[BEGIN]
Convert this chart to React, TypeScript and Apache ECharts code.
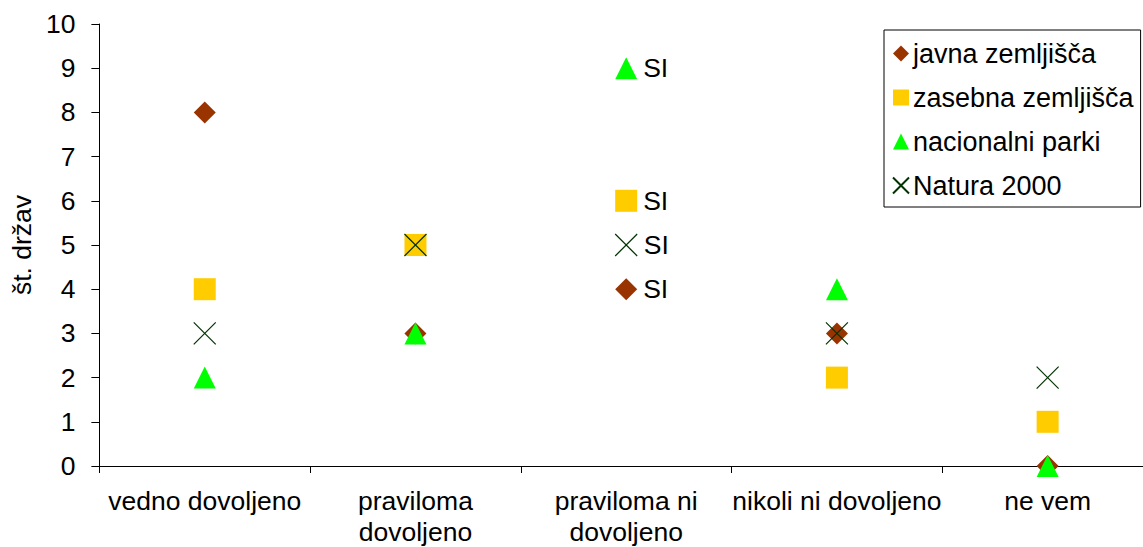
import React, { useEffect, useRef } from "react";
import * as echarts from "echarts";

const categories = [
  "vedno dovoljeno",
  "praviloma\ndovoljeno",
  "praviloma ni\ndovoljeno",
  "nikoli ni dovoljeno",
  "ne vem",
];
const seriesNames = ["javna zemljišča", "zasebna zemljišča", "nacionalni parki", "Natura 2000"];
const javna = [8, 3, 4, 3, 0];
const zasebna = [4, 5, 6, 2, 1];
const nacionalni = [2, 3, 9, 4, 0];
const natura = [3, 5, 5, 3, 2];
const labelIndex = 2;
const labelText = "SI";
const yTicks = { min: 0, max: 10, interval: 1 };

const FONT = "Liberation Sans, Arial, sans-serif";
const FS = 26.5;
const X_PATH = "path://M0 0 L10 10 M10 0 L0 10";

function withLabel(values: number[]) {
  return values.map((v, i) =>
    i === labelIndex
      ? {
          value: v,
          label: {
            show: true,
            position: "right",
            distance: 6,
            formatter: labelText,
            color: "#000",
            fontSize: FS,
            fontFamily: FONT,
          },
        }
      : v
  );
}

export default function App() {
  const ref = useRef<HTMLDivElement>(null);
  useEffect(() => {
    if (!ref.current) return;
    const chart = echarts.init(ref.current, null, { renderer: "svg" });
    const base = { type: "scatter", symbolSize: 22 };
    chart.setOption({
      animation: false,
      backgroundColor: "#fff",
      textStyle: { fontFamily: FONT },
      grid: { left: 97, top: 24, width: 1056, height: 448, containLabel: false },
      legend: {
        orient: "vertical",
        left: 884,
        top: 30,
        padding: [10, 7, 8, 8],
        itemGap: 17,
        itemWidth: 16,
        itemHeight: 16,
        backgroundColor: "#fff",
        borderColor: "#000",
        borderWidth: 1,
        textStyle: { fontSize: 27, color: "#000", fontFamily: FONT, padding: [0, 0, 0, -1] },
        data: seriesNames.map((n) => ({ name: n })),
      },
      xAxis: {
        type: "category",
        data: categories,
        boundaryGap: true,
        axisLine: { show: true, lineStyle: { color: "#000", width: 1 } },
        axisTick: { show: true, length: 7, lineStyle: { color: "#000" } },
        axisLabel: {
          color: "#000",
          fontSize: FS,
          fontFamily: FONT,
          margin: 19,
          lineHeight: 31,
          interval: 0,
        },
        splitLine: { show: false },
      },
      yAxis: {
        type: "value",
        min: yTicks.min,
        max: yTicks.max,
        interval: yTicks.interval,
        name: "št. držav",
        nameLocation: "middle",
        nameRotate: 90,
        nameGap: 58,
        nameTextStyle: { fontSize: FS, color: "#000", fontFamily: FONT },
        axisLine: { show: true, lineStyle: { color: "#000", width: 1 } },
        axisTick: { show: true, length: 8, lineStyle: { color: "#000" } },
        axisLabel: { color: "#000", fontSize: FS, fontFamily: FONT, margin: 24 },
        splitLine: { show: false },
      },
      series: [
        {
          ...base,
          name: seriesNames[0],
          symbol: "diamond",
          itemStyle: { color: "#993300", opacity: 1 },
          data: withLabel(javna),
        },
        {
          ...base,
          name: seriesNames[1],
          symbol: "rect",
          itemStyle: { color: "#FFCC00", opacity: 1 },
          data: withLabel(zasebna),
        },
        {
          ...base,
          name: seriesNames[2],
          symbol: "triangle",
          itemStyle: { color: "#00FF00", opacity: 1 },
          data: withLabel(nacionalni),
        },
        {
          ...base,
          name: seriesNames[3],
          symbol: X_PATH,
          itemStyle: { color: "transparent", borderColor: "#003300", borderWidth: 1.2, opacity: 1 },
          data: withLabel(natura),
        },
      ],
    });
    return () => chart.dispose();
  }, []);
  return (
    <div
      style={{
        position: "fixed",
        left: 0,
        top: 0,
        width: 1143,
        height: 547,
        overflow: "hidden",
        background: "#fff",
      }}
    >
      <div ref={ref} style={{ width: 1160, height: 547 }} />
    </div>
  );
}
[END]
# [What you should do]
Set the listing down in full and exactly. Pictures within it should not appear in the copy.

# [Exercise answer]
Convert this chart to React, TypeScript and Apache ECharts code.
import React, { useEffect, useRef } from "react";
import * as echarts from "echarts";

const categories = [
  "vedno dovoljeno",
  "praviloma\ndovoljeno",
  "praviloma ni\ndovoljeno",
  "nikoli ni dovoljeno",
  "ne vem",
];
const seriesNames = ["javna zemljišča", "zasebna zemljišča", "nacionalni parki", "Natura 2000"];
const javna = [8, 3, 4, 3, 0];
const zasebna = [4, 5, 6, 2, 1];
const nacionalni = [2, 3, 9, 4, 0];
const natura = [3, 5, 5, 3, 2];
const labelIndex = 2;
const labelText = "SI";
const yTicks = { min: 0, max: 10, interval: 1 };

const FONT = "Liberation Sans, Arial, sans-serif";
const FS = 26.5;
const X_PATH = "path://M0 0 L10 10 M10 0 L0 10";

function withLabel(values: number[]) {
  return values.map((v, i) =>
    i === labelIndex
      ? {
          value: v,
          label: {
            show: true,
            position: "right",
            distance: 6,
            formatter: labelText,
            color: "#000",
            fontSize: FS,
            fontFamily: FONT,
          },
        }
      : v
  );
}

export default function App() {
  const ref = useRef<HTMLDivElement>(null);
  useEffect(() => {
    if (!ref.current) return;
    const chart = echarts.init(ref.current, null, { renderer: "svg" });
    const base = { type: "scatter", symbolSize: 22 };
    chart.setOption({
      animation: false,
      backgroundColor: "#fff",
      textStyle: { fontFamily: FONT },
      grid: { left: 97, top: 24, width: 1056, height: 448, containLabel: false },
      legend: {
        orient: "vertical",
        left: 884,
        top: 30,
        padding: [10, 7, 8, 8],
        itemGap: 17,
        itemWidth: 16,
        itemHeight: 16,
        backgroundColor: "#fff",
        borderColor: "#000",
        borderWidth: 1,
        textStyle: { fontSize: 27, color: "#000", fontFamily: FONT, padding: [0, 0, 0, -1] },
        data: seriesNames.map((n) => ({ name: n })),
      },
      xAxis: {
        type: "category",
        data: categories,
        boundaryGap: true,
        axisLine: { show: true, lineStyle: { color: "#000", width: 1 } },
        axisTick: { show: true, length: 7, lineStyle: { color: "#000" } },
        axisLabel: {
          color: "#000",
          fontSize: FS,
          fontFamily: FONT,
          margin: 19,
          lineHeight: 31,
          interval: 0,
        },
        splitLine: { show: false },
      },
      yAxis: {
        type: "value",
        min: yTicks.min,
        max: yTicks.max,
        interval: yTicks.interval,
        name: "št. držav",
        nameLocation: "middle",
        nameRotate: 90,
        nameGap: 58,
        nameTextStyle: { fontSize: FS, color: "#000", fontFamily: FONT },
        axisLine: { show: true, lineStyle: { color: "#000", width: 1 } },
        axisTick: { show: true, length: 8, lineStyle: { color: "#000" } },
        axisLabel: { color: "#000", fontSize: FS, fontFamily: FONT, margin: 24 },
        splitLine: { show: false },
      },
      series: [
        {
          ...base,
          name: seriesNames[0],
          symbol: "diamond",
          itemStyle: { color: "#993300", opacity: 1 },
          data: withLabel(javna),
        },
        {
          ...base,
          name: seriesNames[1],
          symbol: "rect",
          itemStyle: { color: "#FFCC00", opacity: 1 },
          data: withLabel(zasebna),
        },
        {
          ...base,
          name: seriesNames[2],
          symbol: "triangle",
          itemStyle: { color: "#00FF00", opacity: 1 },
          data: withLabel(nacionalni),
        },
        {
          ...base,
          name: seriesNames[3],
          symbol: X_PATH,
          itemStyle: { color: "transparent", borderColor: "#003300", borderWidth: 1.2, opacity: 1 },
          data: withLabel(natura),
        },
      ],
    });
    return () => chart.dispose();
  }, []);
  return (
    <div
      style={{
        position: "fixed",
        left: 0,
        top: 0,
        width: 1143,
        height: 547,
        overflow: "hidden",
        background: "#fff",
      }}
    >
      <div ref={ref} style={{ width: 1160, height: 547 }} />
    </div>
  );
}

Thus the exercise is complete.